The family's latest endeavor is creating what they call chemo care bags, which they plan to pass out to patients at the James Cancer Center in a couple weeks. The bags contain items cancer patients can use during treatment, such as gasoline cards to help cover travel costs, tissues, crossword puzzles, lip balm, slipper socks, Bibles and more.

Cox also is including coupons for frosties from the nearby Wendy's because that was the only type of food her husband could handle during his treatment. And her younger children are coloring pictures to include with the bags, and the older children and Cox are writing notes of support.

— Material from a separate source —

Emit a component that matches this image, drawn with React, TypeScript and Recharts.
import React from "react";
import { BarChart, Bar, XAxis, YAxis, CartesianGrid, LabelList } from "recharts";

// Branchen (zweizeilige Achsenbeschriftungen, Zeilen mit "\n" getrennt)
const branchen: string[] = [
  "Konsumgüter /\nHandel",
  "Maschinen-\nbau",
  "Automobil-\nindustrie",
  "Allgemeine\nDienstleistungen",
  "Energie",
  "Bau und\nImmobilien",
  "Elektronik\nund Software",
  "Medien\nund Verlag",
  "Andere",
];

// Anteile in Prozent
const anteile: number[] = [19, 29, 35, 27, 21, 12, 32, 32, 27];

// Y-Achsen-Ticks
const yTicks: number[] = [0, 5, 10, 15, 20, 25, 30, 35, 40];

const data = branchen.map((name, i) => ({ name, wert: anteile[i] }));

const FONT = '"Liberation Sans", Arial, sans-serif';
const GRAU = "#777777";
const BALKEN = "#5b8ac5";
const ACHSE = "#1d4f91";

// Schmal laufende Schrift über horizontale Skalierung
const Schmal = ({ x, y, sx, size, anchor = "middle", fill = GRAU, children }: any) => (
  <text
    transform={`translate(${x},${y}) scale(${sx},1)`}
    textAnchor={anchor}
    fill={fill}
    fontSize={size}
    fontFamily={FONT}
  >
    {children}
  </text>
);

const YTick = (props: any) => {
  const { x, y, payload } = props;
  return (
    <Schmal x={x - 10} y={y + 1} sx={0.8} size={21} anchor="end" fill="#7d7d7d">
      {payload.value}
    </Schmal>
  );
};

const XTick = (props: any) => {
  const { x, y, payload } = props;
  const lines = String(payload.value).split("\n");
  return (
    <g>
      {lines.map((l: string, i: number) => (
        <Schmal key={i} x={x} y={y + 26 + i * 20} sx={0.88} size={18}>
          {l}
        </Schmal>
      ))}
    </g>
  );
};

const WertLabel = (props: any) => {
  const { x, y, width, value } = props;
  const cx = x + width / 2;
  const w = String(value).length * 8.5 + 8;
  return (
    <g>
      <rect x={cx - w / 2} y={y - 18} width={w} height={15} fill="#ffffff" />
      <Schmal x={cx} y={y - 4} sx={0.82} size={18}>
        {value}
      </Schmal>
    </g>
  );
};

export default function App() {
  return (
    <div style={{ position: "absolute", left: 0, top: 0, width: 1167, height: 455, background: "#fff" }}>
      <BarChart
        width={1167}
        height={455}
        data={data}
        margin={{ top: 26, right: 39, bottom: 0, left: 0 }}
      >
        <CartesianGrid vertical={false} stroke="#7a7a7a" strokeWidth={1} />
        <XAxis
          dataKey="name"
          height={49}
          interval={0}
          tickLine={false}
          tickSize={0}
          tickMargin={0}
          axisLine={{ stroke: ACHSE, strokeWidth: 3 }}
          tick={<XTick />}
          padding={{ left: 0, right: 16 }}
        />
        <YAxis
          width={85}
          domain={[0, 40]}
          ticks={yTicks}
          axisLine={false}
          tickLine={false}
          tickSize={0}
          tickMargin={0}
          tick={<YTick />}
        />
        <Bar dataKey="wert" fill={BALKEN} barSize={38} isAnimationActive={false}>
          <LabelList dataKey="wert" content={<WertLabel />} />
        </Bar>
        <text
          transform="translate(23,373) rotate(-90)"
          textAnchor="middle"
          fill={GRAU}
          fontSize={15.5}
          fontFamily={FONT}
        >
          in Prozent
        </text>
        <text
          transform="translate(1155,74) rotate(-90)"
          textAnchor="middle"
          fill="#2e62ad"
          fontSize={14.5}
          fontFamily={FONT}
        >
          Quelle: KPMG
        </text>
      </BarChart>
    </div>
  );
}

"We want to honor his memory. This project is something he would have done. It's how he lived his life. I want to teach his children and instill that in them," she said.

Cox said the bags she is using are from the company Thirty-One that she also sells items from. She uses the commission from purchasing the bags for buying the items to fill the totes.

Those who would like to help can either sponsor a bag, donate items or donate money. For more information, call Cox at 740-926-1760 or at 740-310-4881.

"We hope to do 100 bags," she said. "We're using this to help us through the grieving process. We do things for other people when we're having a hard day, when things are getting rough emotionally."

Cox believes her husband's faith helped him deal with his diagnosis.

"It helped so much - he knew he was going to Heaven, I knew he was going to Heaven," Cox said. "The doctor that came to pronounce him dead ... he said before I perform a check on your husband, I have to tell you, you have all been the talk of the hospital. We were reading scriptures and singing. It wasn't the normal death-bed experience he had ever seen.

"The Thursday before he died - he died on Sunday - people came to see him. They were lined up outside in the hall. He would talk to them and encourage them - it was the most amazing thing I'd ever seen. ... Even his last breath he was still serving the Lord."

The Coxes moved to Monroe County in 2001 from Pennsylvania. Jeff Cox served as a full-time pastor at the church.

"We love this community. It's an amazing place to live. We hope to stay," she noted.